Songs for nature lovers is one quick way to describe Green Flower (紅布綠花朵) by Chinese musicians Xiaojuan and Residents of The Valley (小娟 & 山谷裡的居民). This recent Wind Music release will probably hold its greatest appeal among tea-drinking, nature-loving urbanites with its gentle acoustic folk sounds and ambient atmosphere.
The music plays it safe through and through with cleanly strummed and picked acoustic guitars, flutes, bells and hand drums. Then there’s the pristine voice of singer and guitarist Xiaojuan, who impressively glides through the high range in songs like Three Birds (三隻小鳥). It’s easy to imagine the Hebei Province native’s yodels echoing through picture-perfect mountain scenery.
And that’s what much of this album is — reverent, romantic portraits of nature. In Valley Life (山谷裡的居民), full of guitar lines that evoke babbling brooks, Xiaojuan sings of how residents in a mountain valley will never leave their home, for how could they? “Forever blue the sky is in the valley.”
Xiaojuan’s confident voice keeps the album going, even if the pastoral theme grows tiresome. Her haunting, whispery timbre in Evening Red (晚霞) adds emotional weight to the sparse lyrics, while her crystal-clear diction and phrasing in the Celtic-tinged Heartful World (心的世界) is attention grabbing.
Guitarist Li Qiang (黎強) and percussionist and flutist Liu Xiaoguang (劉曉光) both deserve mention for solid performances that play off the strengths of the music and Xiaojuan’s voice.
The group will be in Taiwan next month to appear at a concert commemorating the 9/21 Earthquake. For details, visit Wind Music’s Web site at www.windmusic.com.tw.
— DAVID CHEN
Few can rival Tsai Chin (蔡琴) for sheer staying power, and whether you like her style of music or not, she has proved herself a consummate performer over nearly three decades, releasing innumerable songs that have become classics of the Mando-pop repertoire. Vast quantities of her work are now available in cheap multi-disk collections. This should not put anyone off Love Is Like a Song (愛像一首歌), Tsai’s most recent release, which includes a mix of updated covers of classic songs from the campus song movement, and a number of originals.
Tsai has always been willing to experiment with even the best loved songs, often giving them a Western feel that this reviewer has often found off-putting. In Love Is Like a Song, the most notable example of this is her treatment of the Taiwanese favorite My Grandma’s Penghu Bay (外婆的澎湖灣) made famous by Pan An-pang (潘安邦). It has lost its lilting campus song cadences and acquired a honky-tonk piano sound that in this instance proves surprisingly effective, giving the song a propulsive energy totally lacking in the folksy original.
In taking on the classic Farewell Again, Cambridge (再別康橋), the lyrics composed by poet Xu Zhimo (徐志摩), Tsai opts for a cinematic treatment with a rich, layered orchestral feel.

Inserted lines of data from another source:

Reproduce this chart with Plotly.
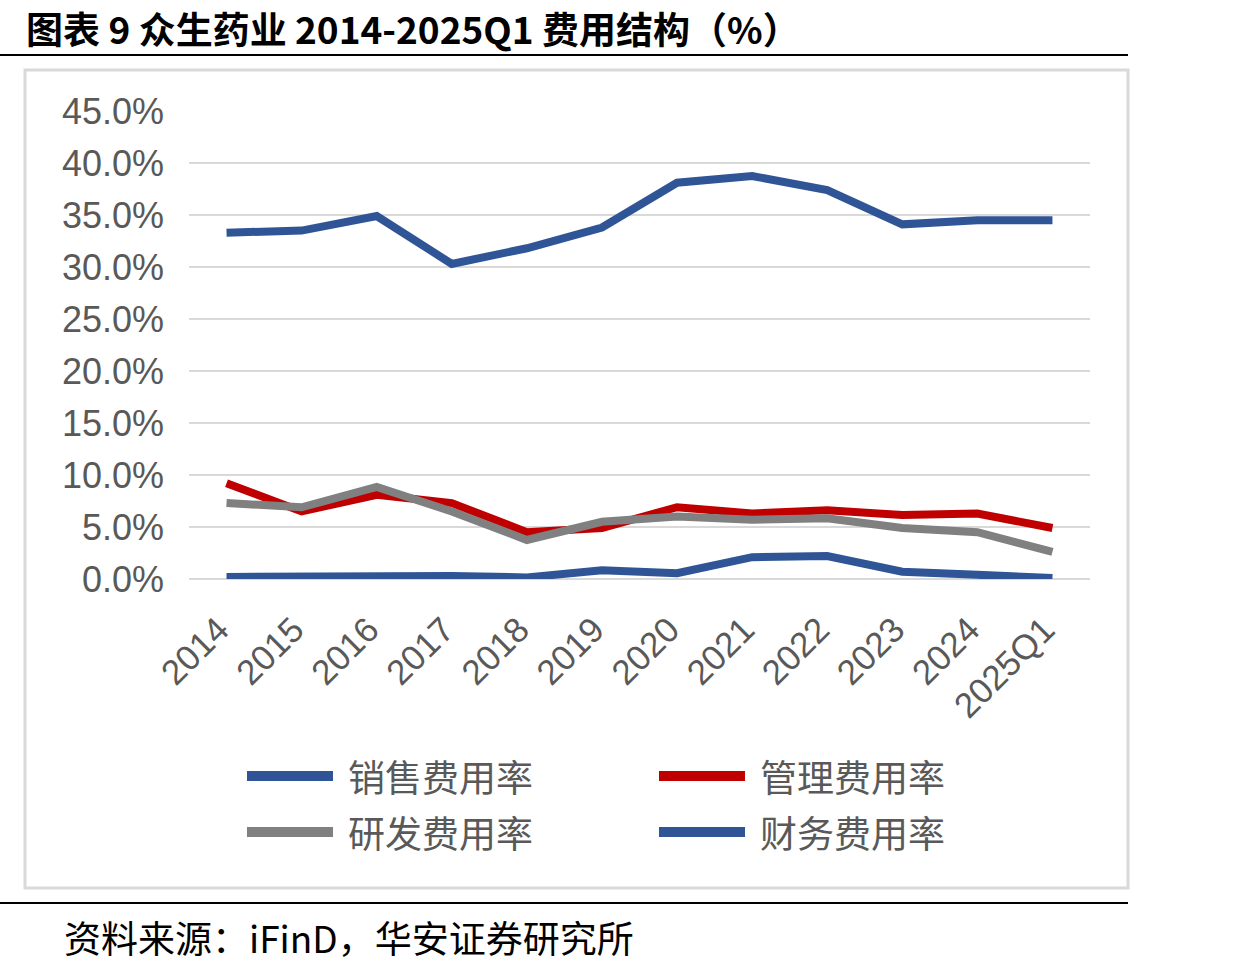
import plotly.graph_objects as go

W, H = 1260, 970

categories = ["2014", "2015", "2016", "2017", "2018", "2019", "2020", "2021", "2022", "2023", "2024", "2025Q1"]
sales_rate = [33.3, 33.5, 34.9, 30.3, 31.8, 33.8, 38.1, 38.75, 37.4, 34.1, 34.5, 34.5]
mgmt_rate = [9.2, 6.5, 8.1, 7.3, 4.5, 4.9, 6.9, 6.3, 6.6, 6.15, 6.3, 4.9]
rd_rate = [7.3, 6.9, 8.85, 6.5, 3.75, 5.5, 6.0, 5.7, 5.85, 4.9, 4.5, 2.6]
fin_rate = [0.2, 0.25, 0.3, 0.3, 0.15, 0.85, 0.55, 2.1, 2.2, 0.7, 0.4, 0.1]

series_names = ["销售费用率", "管理费用率", "研发费用率", "财务费用率"]
series_values = [sales_rate, mgmt_rate, rd_rate, fin_rate]
series_colors = ["#2F5597", "#C00000", "#808080", "#2F5597"]

title_text = "图表 9 众生药业 2014-2025Q1 费用结构（%）"
source_text = "资料来源：iFinD，华安证券研究所"

CJK = "Noto Sans CJK SC"
LAT = "Liberation Sans, Arial"


def px(x):
    return x / W


def py(y):
    return 1 - y / H


fig = go.Figure()
for name, vals, col in zip(series_names, series_values, series_colors):
    fig.add_trace(go.Scatter(x=categories, y=vals, name=name, mode="lines",
                             line=dict(color=col, width=8), showlegend=False))

shapes = []
annotations = []

# title, rules and chart frame
annotations.append(dict(x=px(24), y=py(28), xref="paper", yref="paper", xanchor="left", yanchor="middle",
                        text="<b>" + title_text + "</b>", showarrow=False,
                        font=dict(family=CJK, size=37, color="#000000")))
shapes.append(dict(type="line", xref="paper", yref="paper", x0=0, x1=px(1128), y0=py(55), y1=py(55),
                   line=dict(color="#000000", width=2)))
shapes.append(dict(type="rect", xref="paper", yref="paper", x0=px(25), x1=px(1128), y0=py(70), y1=py(888),
                   line=dict(color="#D9D9D9", width=3)))
shapes.append(dict(type="line", xref="paper", yref="paper", x0=0, x1=px(1128), y0=py(903), y1=py(903),
                   line=dict(color="#000000", width=2)))
annotations.append(dict(x=px(62), y=py(937), xref="paper", yref="paper", xanchor="left", yanchor="middle",
                        text=source_text, showarrow=False,
                        font=dict(family=CJK, size=37, color="#000000")))

# manual legend (2 columns)
legend_pos = [(247, 776), (659, 776), (247, 832), (659, 832)]
for (lx, ly), name, col in zip(legend_pos, series_names, series_colors):
    shapes.append(dict(type="line", xref="paper", yref="paper", x0=px(lx), x1=px(lx + 86),
                       y0=py(ly), y1=py(ly), line=dict(color=col, width=10)))
    annotations.append(dict(x=px(lx + 99), y=py(ly), xref="paper", yref="paper", xanchor="left",
                            yanchor="middle", text=name, showarrow=False,
                            font=dict(family=CJK, size=37, color="#595959")))

fig.update_layout(
    width=W, height=H,
    margin=dict(l=0, r=0, t=0, b=0, autoexpand=False),
    paper_bgcolor="white", plot_bgcolor="white",
    shapes=shapes, annotations=annotations,
    xaxis=dict(domain=[px(189), px(1090)], range=[-0.5, len(categories) - 0.5], showgrid=False,
               showline=False, ticks="", automargin=False, ticklabelstandoff=22, ticklabelshift=-8,
               tickangle=-45, tickfont=dict(family=LAT, size=35, color="#595959"), zeroline=False),
    yaxis=dict(domain=[py(579), py(111)], range=[0, 45], dtick=5, tickformat=".1f", ticksuffix="%",
               automargin=False,
               showgrid=True, gridcolor="#D9D9D9", gridwidth=2, zeroline=True, zerolinecolor="#D9D9D9",
               zerolinewidth=2, showline=False, ticks="", ticklabelstandoff=24,
               tickfont=dict(family=LAT, size=36, color="#595959")),
)

fig.write_html("out.html")
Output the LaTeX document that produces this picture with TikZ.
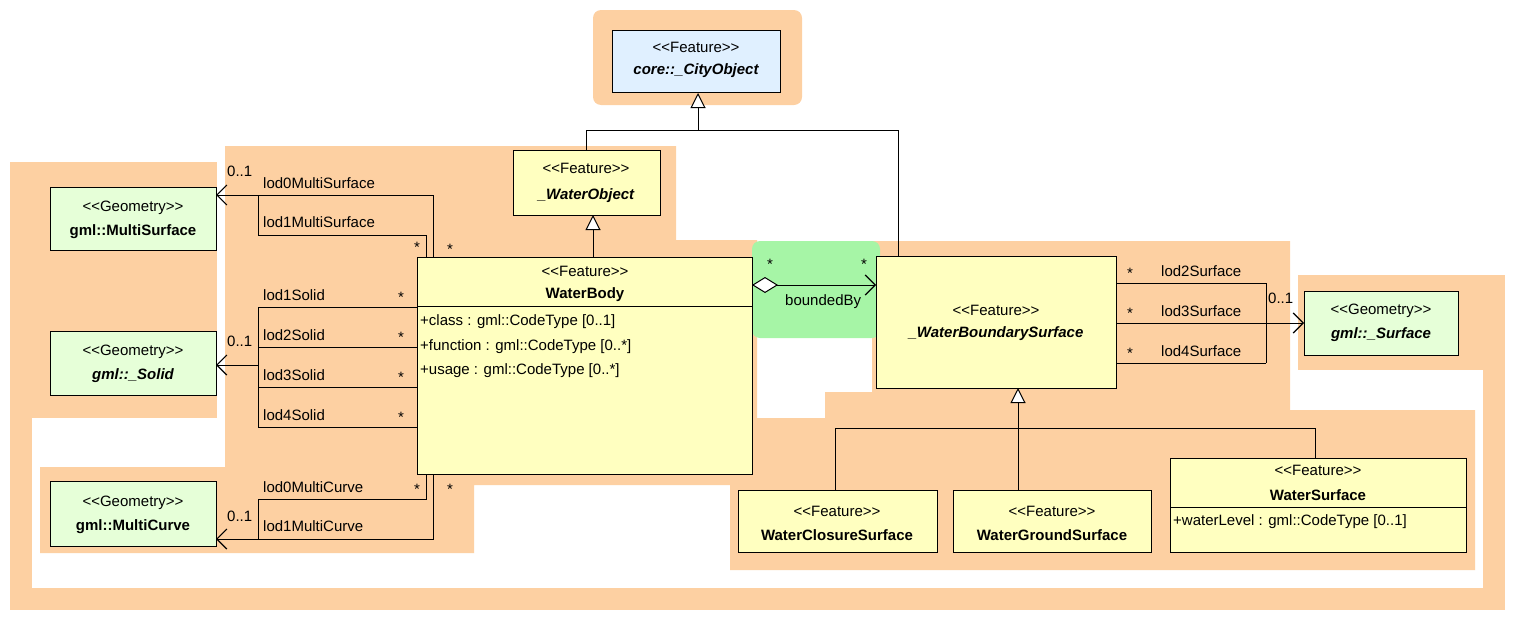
\documentclass[tikz,border=0pt]{standalone}
\usepackage{fontspec}
\setmainfont{Liberation Sans}[Ligatures=TeXOff]
\usetikzlibrary{arrows.meta,shapes.geometric}
\definecolor{org}{HTML}{FDD0A2}
\definecolor{grn}{HTML}{A6F5A6}
\definecolor{feat}{HTML}{FFFFC0}
\definecolor{geo}{HTML}{E6FFD8}
\definecolor{city}{HTML}{E0F0FF}
\newcommand{\fs}{\fontsize{15}{17}\selectfont}
\begin{document}
\begin{tikzpicture}[x=1pt,y=-1pt,
  box/.style={draw,line width=1pt,anchor=north west,inner sep=0pt},
  txt/.style={font=\fs,inner sep=0pt},
  bt/.style={font=\fs\bfseries,inner sep=0pt},
  bit/.style={font=\fs\bfseries\itshape,inner sep=0pt},
  lbl/.style={font=\fs,inner sep=0pt,anchor=west},
  ln/.style={line width=1pt},
  nav/.style={ln,-{Straight Barb[length=10pt,width=20pt,line width=1.2pt]}},
  gen/.style={ln,-{Triangle[open,length=15pt,width=15pt,fill=white]}}]
\useasboundingbox (0,0) rectangle (1515,629);
% backgrounds
\fill[org,rounded corners=8pt] (593,10) rectangle (802,105);
\fill[org] (10,418) rectangle (1505,610);
\fill[white] (32,418) rectangle (1483,588);
\fill[org] (10,162) rectangle (217,418);
\fill[org] (1298,275) rectangle (1505,370);
\fill[org] (1483,370) rectangle (1505,418);
\fill[org] (225,146) -- (676,146) -- (676,240) -- (757,240) -- (757,485) -- (474,485) -- (474,553) -- (40,553) -- (40,467) -- (225,467) -- cycle;
\fill[org] (872,241) -- (1290,241) -- (1290,410) -- (1475,410) -- (1475,570) -- (730,570) -- (730,418) -- (825,418) -- (825,392) -- (872,392) -- cycle;
\fill[grn,rounded corners=8pt] (752,241) rectangle (880,338);
% nodes
\node[box,fill=city,minimum width=168pt,minimum height=62pt] (city) at (612,30) {};
\node[txt] at (696,47) {<<Feature>>};
\node[bit] at (696,71) {core::\_CityObject};
\node[box,fill=feat,minimum width=147pt,minimum height=65pt] (wo) at (513,150) {};
\node[txt] at (586,168) {<<Feature>>};
\node[bit] at (586,196) {\_WaterObject};
\node[box,fill=feat,minimum width=335pt,minimum height=217pt] (wb) at (417,257) {};
\draw[ln] (417,306) -- (752,306);
\node[txt] at (585,271) {<<Feature>>};
\node[bt] at (585,295) {WaterBody};
\node[lbl] at (420,322) {+class : gml::CodeType [0..1]};
\node[lbl] at (420,347) {+function : gml::CodeType [0..*]};
\node[lbl] at (420,371) {+usage : gml::CodeType [0..*]};
\node[box,fill=feat,minimum width=240pt,minimum height=132pt] (wbs) at (876,256) {};
\node[txt] at (996,310) {<<Feature>>};
\node[bit] at (996,334) {\_WaterBoundarySurface};
\node[box,fill=geo,minimum width=166pt,minimum height=63pt] (ms) at (50,187) {};
\node[txt] at (133,208) {<<Geometry>>};
\node[bt] at (133,232) {gml::MultiSurface};
\node[box,fill=geo,minimum width=166pt,minimum height=64pt] (so) at (50,331) {};
\node[txt] at (133,352) {<<Geometry>>};
\node[bit] at (133,376) {gml::\_Solid};
\node[box,fill=geo,minimum width=166pt,minimum height=65pt] (mc) at (50,481) {};
\node[txt] at (133,503) {<<Geometry>>};
\node[bt] at (133,527) {gml::MultiCurve};
\node[box,fill=geo,minimum width=154pt,minimum height=64pt] (su) at (1304,291) {};
\node[txt] at (1381,311) {<<Geometry>>};
\node[bit] at (1381,335) {gml::\_Surface};
\node[box,fill=feat,minimum width=199pt,minimum height=62pt] (wcs) at (738,490) {};
\node[txt] at (837,511) {<<Feature>>};
\node[bt] at (837,535) {WaterClosureSurface};
\node[box,fill=feat,minimum width=198pt,minimum height=62pt] (wgs) at (953,490) {};
\node[txt] at (1052,511) {<<Feature>>};
\node[bt] at (1052,535) {WaterGroundSurface};
\node[box,fill=feat,minimum width=296pt,minimum height=94pt] (ws) at (1170,458) {};
\draw[ln] (1170,507) -- (1466,507);
\node[txt] at (1318,470) {<<Feature>>};
\node[bt] at (1318,495) {WaterSurface};
\node[lbl] at (1173,522) {+waterLevel : gml::CodeType [0..1]};
% generalizations
\coordinate (t1) at (698,130);
\draw[gen] (t1) -- (city.south -| t1);
\draw[ln] (586,150) |- (898,130) -- (898,256);
\draw[gen] (593,257) -- (593,215);
\draw[gen] (1018,428) -- (1018,388);
\draw[ln] (835,490) |- (1315,428) -- (1315,458);
\draw[ln] (1018,428) -- (1018,490);
% MultiSurface
\draw[nav] (433,257) |- (216,195);
\draw[ln] (426,257) |- (258,235) -- (258,195);
\node[lbl] at (227,171) {0..1};
\node[lbl] at (263,183) {lod0MultiSurface};
\node[lbl] at (263,222) {lod1MultiSurface};
\node[txt] at (417,247) {*};
\node[txt] at (450,249) {*};
% Solid
\foreach \y/\n in {307/1,347/2,387/3,427/4}{
  \draw[ln] (417,\y) -- (258,\y);
  \node[lbl] at (263,\y-12) {lod\n Solid};
  \node[txt] at (401,\y-10) {*};
}
\draw[ln] (258,307) -- (258,427);
\draw[nav] (258,365) -- (216,365);
\node[lbl] at (227,341) {0..1};
% MultiCurve
\draw[ln] (426,474) |- (258,499) -- (258,539);
\draw[nav] (433,474) |- (216,539);
\node[lbl] at (263,487) {lod0MultiCurve};
\node[lbl] at (263,526) {lod1MultiCurve};
\node[lbl] at (227,516) {0..1};
\node[txt] at (417,489) {*};
\node[txt] at (450,489) {*};
% boundedBy
\draw[ln,{Diamond[open,length=26pt,width=16pt,fill=white]}-{Straight Barb[length=10pt,width=20pt,line width=1.2pt]}] (752,285) -- (876,285);
\node[txt] at (770,264) {*};
\node[txt] at (864,264) {*};
\node[lbl] at (785,302) {boundedBy};
% Surface
\foreach \y/\n in {283/2,323/3,363/4}{
  \draw[ln] (1116,\y) -- (1266,\y);
  \node[lbl] at (1161,\y-12) {lod\n Surface};
  \node[txt] at (1130,\y-10) {*};
}
\draw[ln] (1266,283) -- (1266,363);
\draw[nav] (1266,323) -- (1304,323);
\node[lbl] at (1268,298) {0..1};
\end{tikzpicture}
\end{document}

Her voice glides above the orchestra, dominating the lyrics, familiar to almost every lover of Mandarin music, and imposing her own sense of purpose. The song, a meditation on memory and on death, acquires in her hands a passionate strength that distinguishes it from the fatalistic lament that characterizes its usual rendition.
While Tsai has put a new gloss on the old songs, her original tracks seem to hark back to an earlier age. The title track, while lyrically appealing, seems all too reminiscent of the lounge ballads of the 1970s, with its backing singers, electric guitar and organ. Other tracks, such as By Chance (偶然), with its vaguely Iberian flavor, is perfectly delightful, if rather self-consciously exotic. In all cases, Tsai is unafraid and utterly self-assured. Her strength, of character and voice are what emerge most clearly in this album. More than anything else, Love Is Like a Song shows that age cannot wither her, nor custom stale her infinite variety.